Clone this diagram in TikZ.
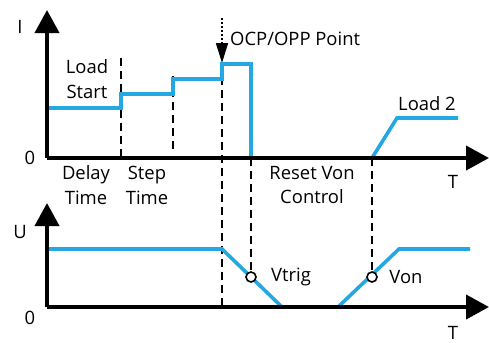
\documentclass[tikz,border=0pt]{standalone}
\usepackage{fontspec}
\setmainfont{Open Sans}
\usetikzlibrary{arrows.meta}
\definecolor{sigblue}{RGB}{36,168,225}
\tikzset{
  axis/.style={line width=4bp, -{Triangle[width=24bp,length=23bp]}},
  sig/.style={sigblue, line width=3.6bp, line join=miter},
  guide/.style={black, line width=1.8bp, dash pattern=on 8bp off 5bp},
  lbl/.style={font=\fontsize{18.5}{25}\selectfont, inner sep=0pt, align=center},
  ringmark/.style={circle, draw=black, fill=white, line width=1.6bp, minimum size=10bp, inner sep=0pt}
}
\begin{document}
\begin{tikzpicture}[x=1bp,y=-1bp]
\useasboundingbox (0,0) rectangle (489,342);
% axis coordinates
\coordinate (o1) at (47,158);
\coordinate (yt1) at (47,10);
\coordinate (xt1) at (489,158);
\coordinate (o2) at (47,307);
\coordinate (yt2) at (47,203);
\coordinate (xt2) at (489,307);
% dashed guides
\coordinate (d1a) at (121,58); \coordinate (d1b) at (121,158);
\coordinate (d2a) at (173,76); \coordinate (d2b) at (173,152);
\coordinate (d3a) at (222,64); \coordinate (d3b) at (222,307);
\coordinate (d4a) at (251,158); \coordinate (d4b) at (251,272);
\coordinate (d5a) at (372,158); \coordinate (d5b) at (372,272);
\draw[guide] (d1a) -- (d1b);
\draw[guide] (d2a) -- (d2b);
\draw[guide] (d3a) -- (d3b);
\draw[guide] (d4a) -- (d4b);
\draw[guide] (d5a) -- (d5b);
% dotted arrow
\coordinate (pa) at (222,18);
\coordinate (pb) at (222,63);
\draw[line width=1.6bp, dash pattern=on 2bp off 2bp, -{Triangle[width=12bp,length=20bp]}] (pa) -- (pb);
% current signal
\draw[sig] (47,108) -- (121,108) -- (121,94) -- (173,94) -- (173,79) -- (222,79) -- (222,64) -- (251,64) -- (251,158);
\draw[sig] (372,158) -- (397,118) -- (458,118);
% voltage signal
\draw[sig] (47,249) -- (222,249) -- (282,307);
\draw[sig] (338,307) -- (399,249) -- (470,249);
% axes
\draw[axis] (o1) -- (yt1);
\draw[axis] (o1) -- (xt1);
\draw[axis] (o2) -- (yt2);
\draw[axis] (o2) -- (xt2);
% markers
\node[ringmark] (vt) at (251,277) {};
\node[ringmark] (vo) at (372,277) {};
% labels
\node[lbl] (li) at (20,27) {I};
\node[lbl] (l01) at (30,158) {0};
\node[lbl] (lu) at (20,232) {U};
\node[lbl] (l02) at (30,318) {0};
\node[lbl] (lt1) at (453,182) {T};
\node[lbl] (lt2) at (453,333) {T};
\node[lbl] (ls) at (87,79) {Load\\Start};
\node[lbl, anchor=west] (ocp) at (230,39) {OCP/OPP Point};
\node[lbl] (l2) at (427,104) {Load 2};
\node[lbl] (dt) at (86,185) {Delay\\Time};
\node[lbl] (st) at (147,185) {Step\\Time};
\node[lbl] (rv) at (312,185) {Reset Von\\Control};
\node[lbl] (vtl) at (291,277) {Vtrig};
\node[lbl] (vol) at (406,277) {Von};
\end{tikzpicture}
\end{document}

::::

▶ [INSTRUCTION]
Give the data above again in full and unchanged, skipping the pictures.

▶ [REPLY]
Clone this diagram in TikZ.
\documentclass[tikz,border=0pt]{standalone}
\usepackage{fontspec}
\setmainfont{Open Sans}
\usetikzlibrary{arrows.meta}
\definecolor{sigblue}{RGB}{36,168,225}
\tikzset{
  axis/.style={line width=4bp, -{Triangle[width=24bp,length=23bp]}},
  sig/.style={sigblue, line width=3.6bp, line join=miter},
  guide/.style={black, line width=1.8bp, dash pattern=on 8bp off 5bp},
  lbl/.style={font=\fontsize{18.5}{25}\selectfont, inner sep=0pt, align=center},
  ringmark/.style={circle, draw=black, fill=white, line width=1.6bp, minimum size=10bp, inner sep=0pt}
}
\begin{document}
\begin{tikzpicture}[x=1bp,y=-1bp]
\useasboundingbox (0,0) rectangle (489,342);
% axis coordinates
\coordinate (o1) at (47,158);
\coordinate (yt1) at (47,10);
\coordinate (xt1) at (489,158);
\coordinate (o2) at (47,307);
\coordinate (yt2) at (47,203);
\coordinate (xt2) at (489,307);
% dashed guides
\coordinate (d1a) at (121,58); \coordinate (d1b) at (121,158);
\coordinate (d2a) at (173,76); \coordinate (d2b) at (173,152);
\coordinate (d3a) at (222,64); \coordinate (d3b) at (222,307);
\coordinate (d4a) at (251,158); \coordinate (d4b) at (251,272);
\coordinate (d5a) at (372,158); \coordinate (d5b) at (372,272);
\draw[guide] (d1a) -- (d1b);
\draw[guide] (d2a) -- (d2b);
\draw[guide] (d3a) -- (d3b);
\draw[guide] (d4a) -- (d4b);
\draw[guide] (d5a) -- (d5b);
% dotted arrow
\coordinate (pa) at (222,18);
\coordinate (pb) at (222,63);
\draw[line width=1.6bp, dash pattern=on 2bp off 2bp, -{Triangle[width=12bp,length=20bp]}] (pa) -- (pb);
% current signal
\draw[sig] (47,108) -- (121,108) -- (121,94) -- (173,94) -- (173,79) -- (222,79) -- (222,64) -- (251,64) -- (251,158);
\draw[sig] (372,158) -- (397,118) -- (458,118);
% voltage signal
\draw[sig] (47,249) -- (222,249) -- (282,307);
\draw[sig] (338,307) -- (399,249) -- (470,249);
% axes
\draw[axis] (o1) -- (yt1);
\draw[axis] (o1) -- (xt1);
\draw[axis] (o2) -- (yt2);
\draw[axis] (o2) -- (xt2);
% markers
\node[ringmark] (vt) at (251,277) {};
\node[ringmark] (vo) at (372,277) {};
% labels
\node[lbl] (li) at (20,27) {I};
\node[lbl] (l01) at (30,158) {0};
\node[lbl] (lu) at (20,232) {U};
\node[lbl] (l02) at (30,318) {0};
\node[lbl] (lt1) at (453,182) {T};
\node[lbl] (lt2) at (453,333) {T};
\node[lbl] (ls) at (87,79) {Load\\Start};
\node[lbl, anchor=west] (ocp) at (230,39) {OCP/OPP Point};
\node[lbl] (l2) at (427,104) {Load 2};
\node[lbl] (dt) at (86,185) {Delay\\Time};
\node[lbl] (st) at (147,185) {Step\\Time};
\node[lbl] (rv) at (312,185) {Reset Von\\Control};
\node[lbl] (vtl) at (291,277) {Vtrig};
\node[lbl] (vol) at (406,277) {Von};
\end{tikzpicture}
\end{document}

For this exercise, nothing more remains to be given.